Army Group North under Field Marshal Ritter von Leeb was primarily responsible for the advance from East Prussia into the Baltic States to secure the ports, and then on to Leningrad. Army Group Centre under Field Marshal Fedor von Bock was to follow Napoleon’s route to Moscow once it had encircled the main concentrations of the Red Army in its path. Brauchitsch and Haider were deeply disturbed, however, when Hitler decided to weaken this central thrust, in order to bolster what they saw as subsidiary operations. The Führer believed that once he seized the agricultural wealth of the Ukraine and the Caucasian oilfields, the Reich’s invincibility was guaranteed. Army Group South under Field Marshal Gerd von Rundstedt, soon supported on his right by a small Hungarian army and two Romanian armies, was entrusted with this task. The Romanian dictator, Marshal Ion Antonescu, had been delighted when told of Operation Barbarossa ten days before its launch. ‘Of course I’ll be there from the start’, he had said. ‘When it’s a question of action against the Slavs, you can always count on Romania.’

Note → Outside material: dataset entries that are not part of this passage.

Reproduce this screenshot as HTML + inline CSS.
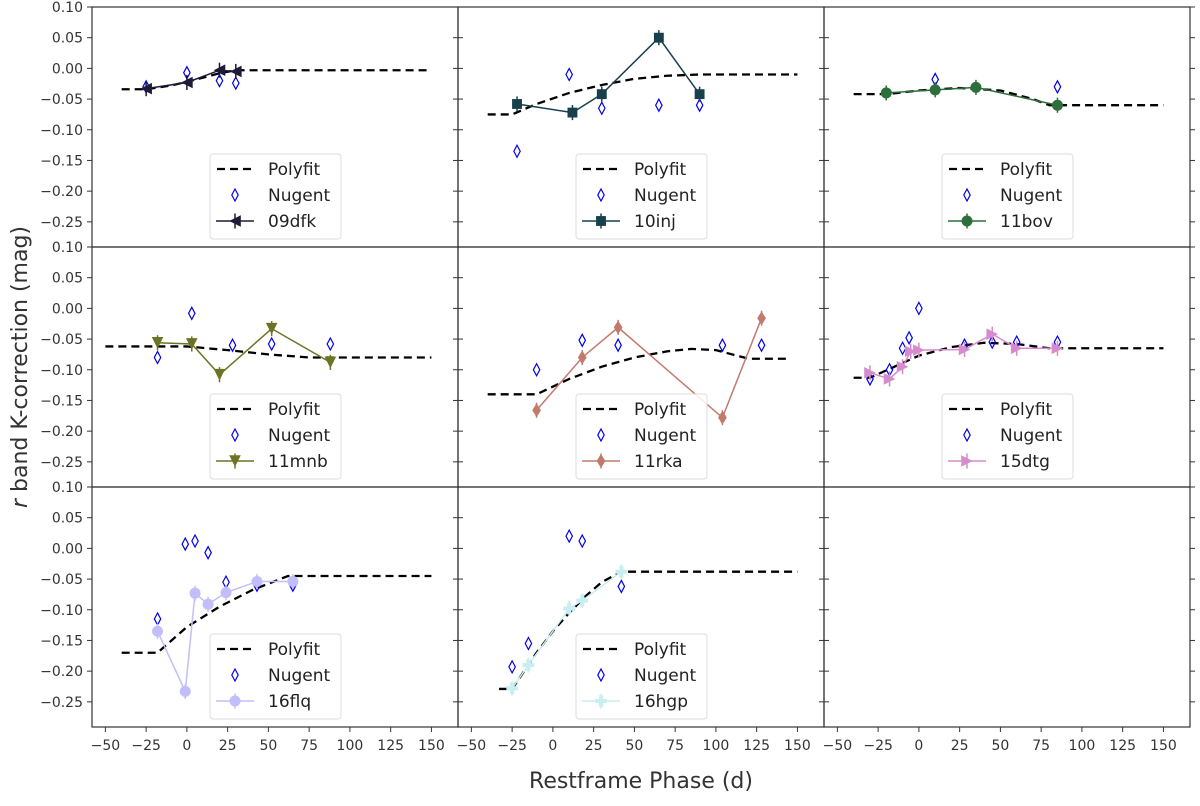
<!DOCTYPE html>
<html><head><meta charset="utf-8"><style>
body{margin:0;background:#fff;}
svg{font-family:"DejaVu Sans","Liberation Sans",sans-serif;}
</style></head><body>
<svg id="c" width="1200" height="801"></svg>
<script>
const names=["09dfk","10inj","11bov","11mnb","11rka","15dtg","16flq","16hgp"];
const colors=["#1e1a38","#17404c","#2e6e3a","#6c7424","#c27a6c","#d68ccc","#c2befa","#c8eef2"];
const markers=["tl","sq","ci","td","di","tr","ci","pl"];
const phases=[[-25,0,20,30],[-22,12,30,65,90],[-20,10,35,85],[-18,3,20,52,88],[-10,18,40,104,128],[-30,-18,-10,-5,0,28,45,60,85],[-18,-1,5,13,24,43,65],[-25,-15,10,18,42]];
const kcorr=[[-0.033,-0.023,-0.003,-0.005],[-0.058,-0.072,-0.042,0.05,-0.042],[-0.04,-0.035,-0.031,-0.06],[-0.056,-0.058,-0.108,-0.033,-0.088],[-0.166,-0.08,-0.031,-0.178,-0.016],[-0.105,-0.115,-0.095,-0.07,-0.068,-0.067,-0.042,-0.065,-0.065],[-0.135,-0.233,-0.073,-0.091,-0.072,-0.054,-0.054],[-0.228,-0.19,-0.098,-0.085,-0.038]];
const nugX=[[-25,0,20,30],[-22,10,30,65,90],[10,85],[-18,3,28,52,88],[-10,18,40,104,128],[-30,-18,-10,-6,0,28,45,60,85],[-18,-1,5,13,24,43,65],[-25,-15,10,18,42]];
const nugY=[[-0.03,-0.007,-0.02,-0.024],[-0.135,-0.01,-0.065,-0.06,-0.06],[-0.018,-0.03],[-0.08,-0.008,-0.06,-0.058,-0.058],[-0.1,-0.052,-0.06,-0.06,-0.06],[-0.115,-0.1,-0.065,-0.048,0,-0.06,-0.055,-0.055,-0.055],[-0.115,0.007,0.012,-0.007,-0.055,-0.06,-0.06],[-0.193,-0.155,0.02,0.012,-0.062]];
const polyX=[[-40,-25,-10,0,10,20,30,150],[-40,-25,-10,10,30,50,70,90,150],[-40,-20,0,25,50,70,80,150],[-50,0,25,50,75,150],[-40,-10,10,30,50,70,85,100,120,145],[-40,-30,-15,0,20,40,60,80,150],[-40,-18,0,20,40,62,150],[-33,-25,-10,0,10,20,30,42,150]];
const polyY=[[-0.034,-0.034,-0.028,-0.022,-0.015,-0.008,-0.003,-0.003],[-0.075,-0.075,-0.058,-0.04,-0.027,-0.017,-0.012,-0.01,-0.01],[-0.042,-0.042,-0.036,-0.032,-0.036,-0.05,-0.06,-0.06],[-0.062,-0.062,-0.068,-0.075,-0.08,-0.08],[-0.14,-0.14,-0.115,-0.095,-0.08,-0.07,-0.066,-0.068,-0.082,-0.082],[-0.113,-0.113,-0.095,-0.077,-0.063,-0.056,-0.058,-0.065,-0.065],[-0.17,-0.17,-0.128,-0.095,-0.068,-0.045,-0.045],[-0.229,-0.229,-0.17,-0.135,-0.105,-0.078,-0.055,-0.038,-0.038]];
const xTicks=[-50,-25,0,25,50,75,100,125,150];
const yTicks=[0.10,0.05,0.00,-0.05,-0.10,-0.15,-0.20,-0.25];

const NS="http://www.w3.org/2000/svg";
const svg=document.getElementById('c');
function mk(tag,attrs,parent){const e=document.createElementNS(NS,tag);for(const k in attrs)e.setAttribute(k,attrs[k]);(parent||svg).appendChild(e);return e;}
const colL=[92,458,824],colW=366,rowT=[7,247,487],rowH=240;
const XMIN=-58.2,XMAX=166.3,YMAX=0.10,YMIN=-0.291;
function fmt(v){const s=Math.abs(v).toFixed(2);return (v<-1e-9?"\u2212":"")+s;}
function drawMarker(g,type,x,y,col,s){
  let e;
  if(type==="ci")e=mk('circle',{cx:x,cy:y,r:s*0.95,fill:col},g);
  else if(type==="sq")e=mk('rect',{x:x-s*0.85,y:y-s*0.85,width:s*1.7,height:s*1.7,fill:col},g);
  else if(type==="di")e=mk('polygon',{points:`${x},${y-s*1.2} ${x+s*0.75},${y} ${x},${y+s*1.2} ${x-s*0.75},${y}`,fill:col},g);
  else if(type==="tl")e=mk('polygon',{points:`${x-s},${y} ${x+s},${y-s} ${x+s},${y+s}`,fill:col},g);
  else if(type==="tr")e=mk('polygon',{points:`${x+s},${y} ${x-s},${y-s} ${x-s},${y+s}`,fill:col},g);
  else if(type==="td")e=mk('polygon',{points:`${x},${y+s} ${x-s},${y-s} ${x+s},${y-s}`,fill:col},g);
  else e=mk('polygon',{points:`${x-0.35*s},${y-s} ${x+0.35*s},${y-s} ${x+0.35*s},${y-0.35*s} ${x+s},${y-0.35*s} ${x+s},${y+0.35*s} ${x+0.35*s},${y+0.35*s} ${x+0.35*s},${y+s} ${x-0.35*s},${y+s} ${x-0.35*s},${y+0.35*s} ${x-s},${y+0.35*s} ${x-s},${y-0.35*s} ${x-0.35*s},${y-0.35*s}`,fill:col},g);
  
  
  mk('line',{x1:x,x2:x,y1:y-s*1.3,y2:y+s*1.3,stroke:col,'stroke-width':1.5},g);
}
function nug(g,x,y){const e=mk('polygon',{points:`${x},${y-6} ${x+3.2},${y} ${x},${y+6} ${x-3.2},${y}`,fill:'none',stroke:'#0000ee','stroke-width':1.2},g);
  
  }

for(let p=0;p<9;p++){
  const c=p%3,r=Math.floor(p/3),L=colL[c],T=rowT[r];
  const g=mk('g',{});
  
  
  const sx=v=>L+(v-XMIN)/(XMAX-XMIN)*colW;
  const sy=v=>T+(YMAX-v)/(YMAX-YMIN)*rowH;
  yTicks.forEach(t=>{const y=sy(t);
    mk('line',{x1:L,x2:L-5,y1:y,y2:y,stroke:'#333','stroke-width':1},g);
    mk('line',{x1:L+colW,x2:L+colW+5,y1:y,y2:y,stroke:'#333','stroke-width':1},g);
    if(c===0){const tx=mk('text',{x:L-9,y:y+5,'text-anchor':'end','font-size':14,fill:'#333'},g);tx.textContent=fmt(t);
      
      }
  });
  if(r===2)xTicks.forEach(t=>{const x=sx(t);
    mk('line',{x1:x,x2:x,y1:T+rowH,y2:T+rowH+5,stroke:'#333','stroke-width':1},g);
    const tx=mk('text',{x:x,y:T+rowH+23,'text-anchor':'middle','font-size':14,fill:'#333'},g);tx.textContent=t<0?"\u2212"+(-t):String(t);
    
    
  });
  mk('rect',{x:L,y:T,width:colW,height:rowH,fill:'none',stroke:'#333','stroke-width':1.2},g);
  if(p>=8)continue;
  const pl=mk('polyline',{points:polyX[p].map((v,i)=>sx(v)+','+sy(polyY[p][i])).join(' '),fill:'none',stroke:'#000','stroke-width':2.3,'stroke-dasharray':'8,5'},g);
  
  
  nugX[p].forEach((v,i)=>nug(g,sx(v),sy(nugY[p][i])));
  const ln=mk('polyline',{points:phases[p].map((v,i)=>sx(v)+','+sy(kcorr[p][i])).join(' '),fill:'none',stroke:colors[p],'stroke-width':1.5},g);
  
  
  phases[p].forEach((v,i)=>drawMarker(g,markers[p],sx(v),sy(kcorr[p][i]),colors[p],5.8));
  const lx=L+118,ly=T+147;
  const lg=mk('g',{},g);
  
  
  mk('rect',{x:lx,y:ly,width:131,height:85,rx:3,fill:'#fff','fill-opacity':0.85,stroke:'#ddd'},lg);
  mk('line',{x1:lx+7,x2:lx+44,y1:ly+15,y2:ly+15,stroke:'#000','stroke-width':2.3,'stroke-dasharray':'8,5'},lg);
  nug(lg,lx+25,ly+41);
  mk('line',{x1:lx+6,x2:lx+44,y1:ly+67,y2:ly+67,stroke:colors[p],'stroke-width':1.5},lg);
  drawMarker(lg,markers[p],lx+25,ly+67,colors[p],5.8);
  [['Polyfit',21],['Nugent',47],[names[p],73]].forEach(([t,dy])=>{const tx=mk('text',{x:lx+58,y:ly+dy,'font-size':17,fill:'#222'},lg);tx.textContent=t;
    
    });
}
const xl=mk('text',{x:641,y:788,'text-anchor':'middle','font-size':22,fill:'#333'});xl.textContent='Restframe Phase (d)';


const yl=mk('text',{x:0,y:0,'text-anchor':'middle','font-size':22,fill:'#333',transform:'translate(27,367) rotate(-90)'});
yl.innerHTML='<tspan font-style="italic">r</tspan> band K-correction (mag)';


</script>
</body></html>
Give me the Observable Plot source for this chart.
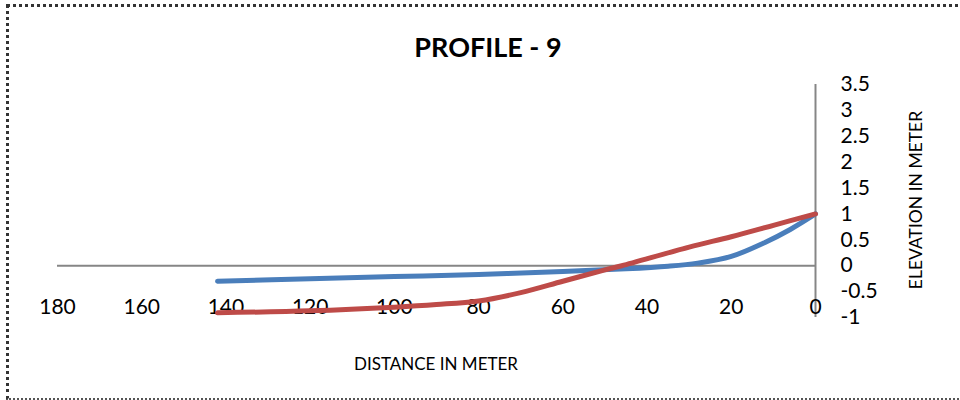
<!DOCTYPE html>
<html>
<head>
<meta charset="utf-8">
<script src="https://cdn.jsdelivr.net/npm/d3@7"></script>
<script src="https://cdn.jsdelivr.net/npm/@observablehq/plot@0.6"></script>
<style>
  html, body { margin: 0; padding: 0; background: #fff; }
  #wrap { position: relative; width: 960px; height: 400px; overflow: hidden; font-family: Lato, "Open Sans", sans-serif; }
  #frame { position: absolute; left: 6px; top: 4px; width: 960px; height: 396px;
           border-left: 3px dotted #333; border-top: 3px dotted #333; border-bottom: 2px dotted #555; box-sizing: border-box; }
  #title { position: absolute; left: 0; width: 976px; top: 30px; text-align: center; font-weight: bold; font-size: 27px; color: #000; }
  #xlabel { position: absolute; left: 0; width: 872px; top: 353px; text-align: center; font-size: 17px; color: #000; }
  #ylabel { position: absolute; left: 915px; top: 200px; transform: translate(-50%, -50%) rotate(-90deg); white-space: nowrap; font-size: 17.5px; color: #000; }
  #chart { position: absolute; left: 0; top: 0; }
</style>
</head>
<body>
<div id="wrap">
  <div id="chart"></div>
  <div id="frame"></div>
  <div id="title">PROFILE - 9</div>
  <div id="xlabel">DISTANCE IN METER</div>
  <div id="ylabel">ELEVATION IN METER</div>
</div>
<script>
// Series 1 (blue) : distance (m) and elevation (m)
const blueDistance  = [142, 120, 100, 80, 60, 45, 35, 28, 20, 12, 6, 0];
const blueElevation = [-0.30, -0.25, -0.21, -0.17, -0.11, -0.06, -0.01, 0.05, 0.18, 0.45, 0.70, 1.0];

// Series 2 (red)
const redDistance  = [142, 120, 100, 90, 80, 70, 60, 50, 46, 30, 20, 10, 0];
const redElevation = [-0.91, -0.87, -0.80, -0.75, -0.68, -0.52, -0.30, -0.08, 0.0, 0.36, 0.56, 0.78, 1.0];

// Tick labels
const xTicks = [180, 160, 140, 120, 100, 80, 60, 40, 20, 0];
const yTicks = [-1, -0.5, 0, 0.5, 1, 1.5, 2, 2.5, 3, 3.5];

const blue = blueDistance.map((d, i) => ({d, e: blueElevation[i]}));
const red = redDistance.map((d, i) => ({d, e: redElevation[i]}));

const chart = Plot.plot({
  width: 960,
  height: 400,
  marginLeft: 57,
  marginRight: 145,
  marginTop: 84,
  marginBottom: 83,
  style: { fontFamily: "Lato, 'Open Sans', sans-serif", background: "transparent", color: "#000" },
  x: { domain: [0, 180], reverse: true, axis: null },
  y: { domain: [-1, 3.5], axis: null },
  marks: [
    Plot.ruleY([0], { stroke: "#868686", strokeWidth: 2 }),
    Plot.ruleX([0], { stroke: "#868686", strokeWidth: 2 }),
    Plot.axisY({ anchor: "right", ticks: yTicks, tickSize: 0, tickPadding: 25, textAnchor: "start",
                 fontSize: 21, label: null, tickFormat: d => String(d) }),
    Plot.text(xTicks, { x: d => d, text: d => String(d), frameAnchor: "bottom", dy: -10,
                        lineAnchor: "middle", fontSize: 21, fill: "#000" }),
    Plot.line(blue, { x: "d", y: "e", stroke: "#4a7ebb", strokeWidth: 5, curve: "catmull-rom", strokeLinecap: "round" }),
    Plot.line(red, { x: "d", y: "e", stroke: "#be4b48", strokeWidth: 5, curve: "catmull-rom", strokeLinecap: "round" })
  ]
});
document.getElementById("chart").appendChild(chart);
</script>
</body>
</html>
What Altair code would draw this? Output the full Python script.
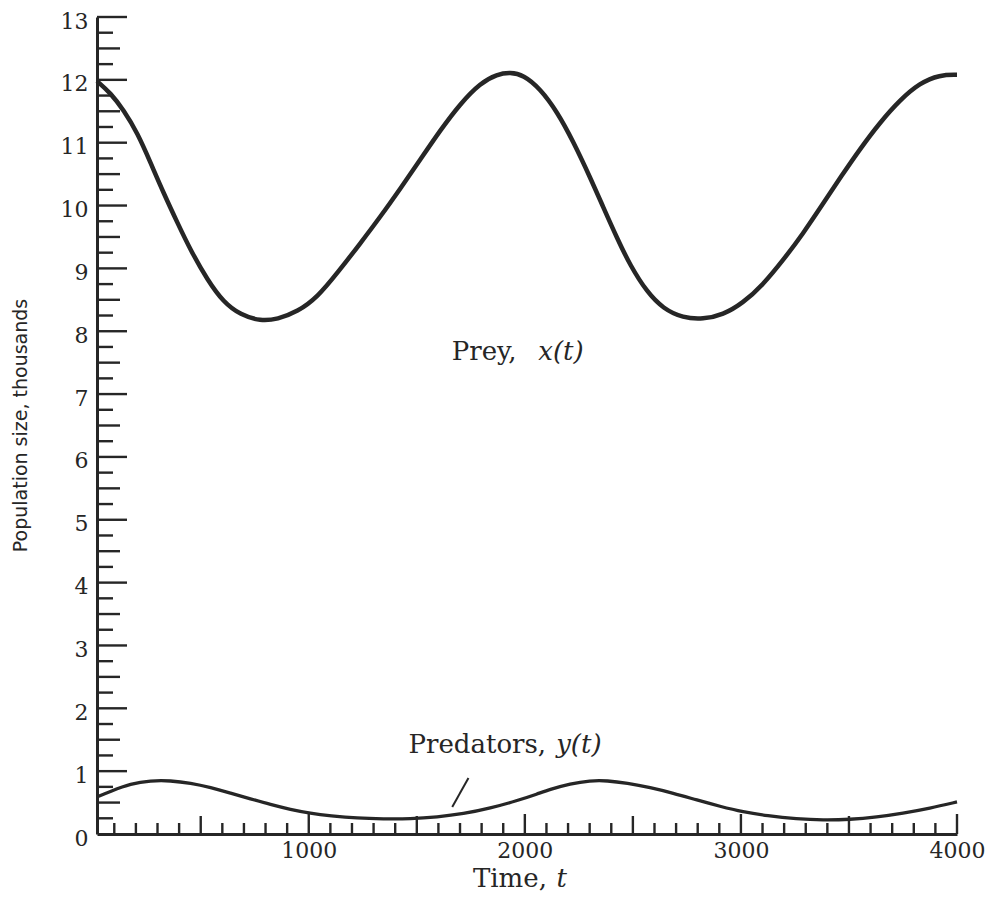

On the anniversary of Napoleon’s proclamation from his imperial headquarters at Wilkowski, Hitler issued a long justification of the breakdown of relations with the Soviet Union. He turned the truth inside out, claiming that Germany was threatened by ‘approximately 160 Russian divisions massed on our frontier’. He thus started the ‘European crusade against Bolshevism’ with a shameless lie to his own people and to his own soldiers.